**DIRECTIONS FOR THIS TASK**
Retype only what runs from the first line of the listing to the line holding "K_G = 672.1", both included. Do not retype the pictures.

**DATA**
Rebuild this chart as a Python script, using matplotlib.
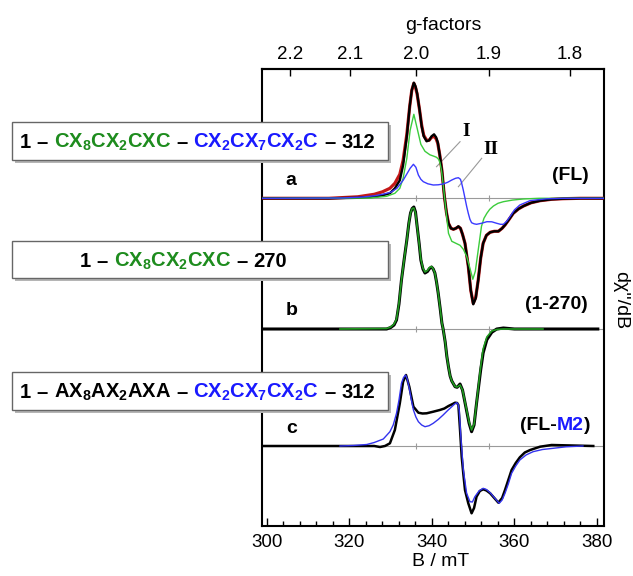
import numpy as np
import matplotlib
matplotlib.use('Agg')
import matplotlib.pyplot as plt
from matplotlib.patches import Rectangle

plt.rcParams['font.family'] = ['Liberation Sans', 'DejaVu Sans']
plt.rcParams['mathtext.default'] = 'regular'

W, H = 633, 576
K_G = 672.1  # h*nu/muB in mT, converts field to g

# ---- trace a (FL): experiment, simulation, components I and II ----
a_B = [298.8, 315, 322, 326, 328, 329.8, 331, 332.2, 333.0, 333.9,
       334.6, 335.1, 335.6, 336.0, 336.4, 337.0, 337.5, 338.0, 338.7, 339.3,
       339.9, 340.5, 341.0, 341.4, 341.9, 342.4, 343.0, 343.5, 344.0, 344.6,
       345.2, 345.8, 346.4, 346.9, 347.4, 348.0, 348.8, 349.4, 350.0, 350.6,
       351.2, 351.8, 352.4, 353.2, 354.1, 355.1, 356.1, 357.0, 357.7, 358.7,
       359.7, 361.0, 362.2, 364.0, 366.2, 369, 371.8, 376, 381.7]
a_exp = [0, 0, 0.5, 1.5, 3, 5, 10, 18, 33, 62,
         92, 108, 115.6, 112, 105, 88, 72, 62, 57, 58,
         62, 64, 61, 56, 43, 28, 2, -14, -25, -30,
         -31, -30, -28, -30, -36, -45, -68, -92, -106, -100,
         -82, -60, -45, -37, -34, -33, -33, -30, -26.7, -21,
         -15, -10.5, -7.7, -4.5, -2.4, -1, -0.4, 0, 0]
a_sim = [0, 0, 1.5, 4, 6.5, 10, 15, 24, 38, 64,
         92, 108, 115, 111, 104, 88, 73, 63, 58, 58,
         61, 62, 59.5, 55, 43, 28, 2, -14, -25, -30,
         -31, -30, -28.5, -30, -36, -45, -68, -92, -105, -99,
         -82, -60, -45, -37, -34, -33, -33, -30, -26.7, -21,
         -15, -10.5, -7.7, -4.5, -2.4, -1, -0.4, 0, 0]

I_B = [298.8, 325, 329, 331, 332.2, 333.0, 333.9, 334.7, 335.6, 336.4,
       337.3, 338.3, 339.5, 340.5, 341.1, 341.6, 341.9, 342.3, 342.6, 343.2,
       344.0, 344.8, 345.8, 346.8, 347.6, 348.4, 349.2, 349.9, 350.5, 351.0,
       351.5, 352.0, 352.6, 353.3, 354.0, 354.9, 356.0, 357.3, 359.5, 362.1,
       366, 381.7]
I_amp = [0, 0.3, 2, 5, 10, 20, 40, 68, 84, 70,
         54, 47, 43.5, 42, 41, 39, 36, 28, 18, -5,
         -35, -43, -45, -47, -51, -58, -70, -81, -73, -58,
         -43, -28, -20, -15, -11, -7.7, -5, -3.4, -1.8, -0.7,
         0, 0]

II_B = [298.8, 318, 323, 326, 328, 330, 331.5, 333.0, 334.0, 334.7,
        335.5, 336.1, 336.7, 337.3, 337.9, 339.0, 340.3, 341.5, 342.7, 343.8,
        344.8, 345.7, 346.4, 346.9, 347.2, 347.6, 348.0, 348.4, 348.8, 349.2,
        349.6, 350.2, 350.8, 352.0, 353.3, 354.5, 355.7, 356.6, 357.3, 358.1,
        358.9, 360.0, 361.3, 363.8, 367.8, 372, 381.7]
II_amp = [0, 0.3, 1.2, 2.5, 4, 6, 10, 18, 25, 30,
          34, 31, 23.3, 19, 16.6, 14.5, 13.3, 13.5, 14.3, 16,
          18.3, 20, 20.6, 19, 15, 8, 0, -8, -15, -21,
          -24.4, -25.5, -26, -25, -23.4, -23.5, -25, -26, -26, -23,
          -18.4, -11.5, -6.7, -2.3, -0.5, 0, 0]

# ---- trace b (1-270) ----
b_B = [298.8, 329.0, 330.0, 330.8, 331.4, 332.0, 332.6, 333.3, 333.9, 334.4,
       334.8, 335.2, 335.6, 336.0, 336.4, 336.9, 337.3, 337.8, 338.3, 338.9,
       339.4, 339.9, 340.3, 340.7, 341.1, 341.5, 342.0, 342.4, 342.7, 343.2,
       343.6, 344.0, 344.4, 344.8, 345.6, 346.1, 346.8, 347.4, 348.2, 349.0,
       349.6, 350.2, 350.8, 351.4, 351.8, 352.4, 353.3, 354.5, 355.7, 357.3,
       360, 380.2]
b_exp = [0, 0, 1.5, 4, 9, 25, 49, 71, 89, 106,
         116, 120.5, 122, 117, 102.6, 85, 69, 60, 56, 57.5,
         60.5, 62, 60, 56, 47, 36, 20, 6, 0, -13,
         -27.4, -38, -47, -52, -57.7, -58.3, -55, -61, -77.7, -94.3,
         -102.7, -96, -74.3, -54.3, -41, -24, -10.7, -3.3, 0, 1,
         0, 0]
b_sim_B = [317.7, 329.0, 330.0, 330.8, 331.4, 332.0, 332.6, 333.3, 333.9, 334.4,
           334.8, 335.2, 335.6, 336.0, 336.4, 336.9, 337.3, 337.8, 338.3, 338.9,
           339.4, 339.9, 340.3, 340.7, 341.1, 341.5, 342.0, 342.4, 342.7, 343.2,
           343.6, 344.0, 344.4, 344.8, 345.6, 346.1, 346.8, 347.4, 348.2, 349.0,
           349.6, 350.2, 350.8, 351.4, 351.8, 352.4, 353.3, 354.5, 355.7, 357.3,
           366.9]
b_sim = [0, 0.5, 2, 5, 10, 26, 49, 71, 89, 106,
         116, 120.5, 121, 116, 102, 85, 70, 61, 57, 58.5,
         61.5, 62.5, 60, 56, 47, 36, 20, 6, 0, -13,
         -27.4, -38, -47, -52, -57.5, -58, -56, -61, -77, -93,
         -101, -95, -74, -52, -38, -20, -8, -2, -0.5, 0,
         0]

# ---- trace c (FL-M2) ----
c_B = [298.8, 326, 327.4, 328.6, 329.8, 331.0, 332.2, 333.0, 333.7, 334.5,
       335.5, 336.7, 337.7, 338.7, 340.3, 341.9, 343.0, 344.0, 345.0, 345.6,
       346.1, 346.4, 346.8, 347.2, 347.6, 348.0, 348.8, 349.6, 350.2, 350.8,
       351.6, 352.4, 353.2, 354.1, 355.1, 356.1, 357.0, 357.7, 359.3, 360.3,
       361.3, 362.5, 363.8, 366.2, 369, 379.1]
c_exp = [0, 0, -1, 0, 2.7, 16, 42.7, 64.3, 71, 59.3,
         39.3, 33.3, 32.5, 32.7, 34.3, 36, 37.5, 40, 42, 43.3,
         43, 41, 16, -10.7, -28, -44, -57.3, -67.3, -62, -50.7,
         -45, -43.3, -44.5, -47.3, -52, -56.7, -52, -44, -24, -17,
         -11.3, -6.5, -4, -0.7, 1, 0]
c_sim_B = [317.7, 321.0, 324.2, 326.0, 328.2, 329.8, 330.6, 331.4, 332.0, 332.6,
           333.1, 333.6, 334.0, 334.5, 335.0, 335.5, 336.1, 336.7, 337.5, 338.3,
           339.3, 340.3, 341.5, 342.7, 343.8, 344.8, 345.5, 346.0, 346.3, 346.6,
           347.0, 347.6, 348.4, 349.2, 349.8, 350.4, 351.4, 352.4, 353.2, 354.1,
           355.2, 356.3, 357.0, 357.7, 358.5, 359.3, 360.3, 361.3, 362.8, 364.5,
           366.8, 369.4, 372.5, 376.6]
c_sim = [0, 0.5, 1.5, 3.5, 7, 14.3, 21, 32.7, 46, 62.7,
         68.5, 71, 67, 57.6, 46, 36, 29, 24.3, 21, 19.3,
         20.3, 22.7, 26.5, 31, 35.5, 39.3, 42, 43.3, 42, 36,
         9, -24, -47.3, -55.7, -56, -50.7, -45, -42.3, -43.5, -46.7,
         -52, -57.3, -54, -47.3, -38, -27.3, -20, -14, -9, -5.7,
         -3.5, -2.3, -0.8, 0]

offsets = [327.7, 197, 80]   # a, b, c
g_ticks = [2.2, 2.1, 2.0, 1.9, 1.8]

GREEN_TXT = '#1e8c1e'
BLUE_TXT = '#1a1aff'

fig = plt.figure(figsize=(W / 100, H / 100), dpi=100)
ax = fig.add_axes([262 / W, 1 - 526 / H, (604 - 262) / W, (526 - 69) / H])

for off in offsets:
    ax.axhline(off, color='#9a9a9a', lw=0.8, zorder=1)
    ax.plot([K_G / 2.0, K_G / 1.9], [off, off], ls='none', marker='|',
            ms=5, mew=0.8, color='#9a9a9a', zorder=1)

oa, ob, oc = offsets
ax.plot(a_B, np.array(a_sim) + oa, color='#c41818', lw=2.3, zorder=3)
ax.plot(a_B, np.array(a_exp) + oa, color='k', lw=1.7, zorder=4)
ax.plot(I_B, np.array(I_amp) + oa, color='#3ccc3c', lw=1.0, zorder=5)
ax.plot(II_B, np.array(II_amp) + oa, color='#3a3aff', lw=1.0, zorder=5)

ax.plot(b_B, np.array(b_exp) + ob, color='k', lw=2.2, zorder=3)
ax.plot(b_sim_B, np.array(b_sim) + ob, color='#1f9a1f', lw=1.2, zorder=4)

ax.plot(c_B, np.array(c_exp) + oc, color='k', lw=1.8, zorder=3)
ax.plot(c_sim_B, np.array(c_sim) + oc, color='#3333ee', lw=1.0, zorder=4)

# component labels
ax.plot([346.8, 341.1], [384.3, 359.3], color='#999999', lw=0.8)
ax.plot([352.05, 346.4], [367.7, 339.3], color='#999999', lw=0.8)
ax.text(348.4, 394.3, 'I', family='Liberation Serif', fontweight='bold',
        fontsize=14, ha='center', va='center')
ax.text(354.3, 376, 'II', family='Liberation Serif', fontweight='bold',
        fontsize=14, ha='center', va='center')

ax.set_xlim(298.79, 381.7)
ax.set_ylim(0, 457)
ax.set_yticks([])
ax.set_xticks(np.arange(300, 381, 20))
ax.set_xticks(np.arange(300, 381, 4), minor=True)
ax.tick_params(axis='x', which='major', direction='in', length=6, width=1,
               labelsize=13.5, pad=6)
ax.tick_params(axis='x', which='minor', direction='in', length=3.5, width=1)
for s in ax.spines.values():
    s.set_linewidth(1.5)

sec = ax.secondary_xaxis('top', functions=(lambda b: K_G / b, lambda g: K_G / g))
sec.set_xticks(g_ticks)
sec.set_xticklabels(['%.1f' % g for g in g_ticks])
sec.tick_params(direction='in', length=5, width=1, labelsize=13.5, pad=4)
sec.spines['top'].set_linewidth(1.5)

fig.text(443 / W, 1 - 25 / H, 'g-factors', fontsize=14, ha='center', va='center')
fig.text(441 / W, 1 - 562 / H, 'B / mT', fontsize=14, ha='center', va='center')
fig.text(621 / W, 1 - 300 / H, "dχ''/dB", fontsize=14, ha='center', va='center',
         rotation=270)

renderer = fig.canvas.get_renderer()


def put_parts(x_px, base_px, parts, fs, align='left', gap=True):
    # parts drawn one after another on a common baseline, a space between them
    sp = 0.278 * fs * 100 / 72 if gap else 0.0
    texts = []
    for s, c in parts:
        t = fig.text(0, 0, s, color=c, fontsize=fs, fontweight='bold',
                     ha='left', va='baseline', zorder=10)
        texts.append(t)
    widths = [t.get_window_extent(renderer=renderer).width for t in texts]
    total = sum(widths) + sp * (len(texts) - 1)
    x = x_px if align == 'left' else x_px - total
    for t, w in zip(texts, widths):
        t.set_position((x / W, 1 - base_px / H))
        x += w + sp


def put_box(x0, y0, x1, y1):
    sh = Rectangle((x0 / W + 3 / W, 1 - (y1 + 3) / H), (x1 - x0) / W, (y1 - y0) / H,
                   transform=fig.transFigure, facecolor='#b5b5b5',
                   edgecolor='none', zorder=8)
    bx = Rectangle((x0 / W, 1 - y1 / H), (x1 - x0) / W, (y1 - y0) / H,
                   transform=fig.transFigure, facecolor='white',
                   edgecolor='#666666', lw=1.0, zorder=9)
    fig.add_artist(sh)
    fig.add_artist(bx)


FS = 14.5
put_box(12, 122, 388, 160)
put_parts(20, 148, [('1', 'k'), ('–', 'k'), ('CX$_8$CX$_2$CXC', GREEN_TXT),
                    ('–', 'k'), ('CX$_2$CX$_7$CX$_2$C', BLUE_TXT),
                    ('–', 'k'), ('312', 'k')], FS)
put_box(12, 241, 388, 278)
put_parts(80, 267, [('1', 'k'), ('–', 'k'), ('CX$_8$CX$_2$CXC', GREEN_TXT),
                    ('–', 'k'), ('270', 'k')], FS)
put_box(12, 372, 388, 410)
put_parts(20, 398, [('1', 'k'), ('–', 'k'), ('AX$_8$AX$_2$AXA', 'k'),
                    ('–', 'k'), ('CX$_2$CX$_7$CX$_2$C', BLUE_TXT),
                    ('–', 'k'), ('312', 'k')], FS)

put_parts(285, 185, [('a', 'k')], 14)
put_parts(286, 315, [('b', 'k')], 14)
put_parts(286, 433, [('c', 'k')], 14)
put_parts(589, 180, [('(FL)', 'k')], 14, align='right')
put_parts(588, 309, [('(1-270)', 'k')], 14, align='right')
put_parts(590, 430, [('(FL-', 'k'), ('M2', BLUE_TXT), (')', 'k')], 14,
          align='right', gap=False)

fig.savefig('out.png', dpi=100)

**EXERCISE ANSWER**
Rebuild this chart as a Python script, using matplotlib.
import numpy as np
import matplotlib
matplotlib.use('Agg')
import matplotlib.pyplot as plt
from matplotlib.patches import Rectangle

plt.rcParams['font.family'] = ['Liberation Sans', 'DejaVu Sans']
plt.rcParams['mathtext.default'] = 'regular'

W, H = 633, 576
K_G = 672.1  # h*nu/muB in mT, converts field to g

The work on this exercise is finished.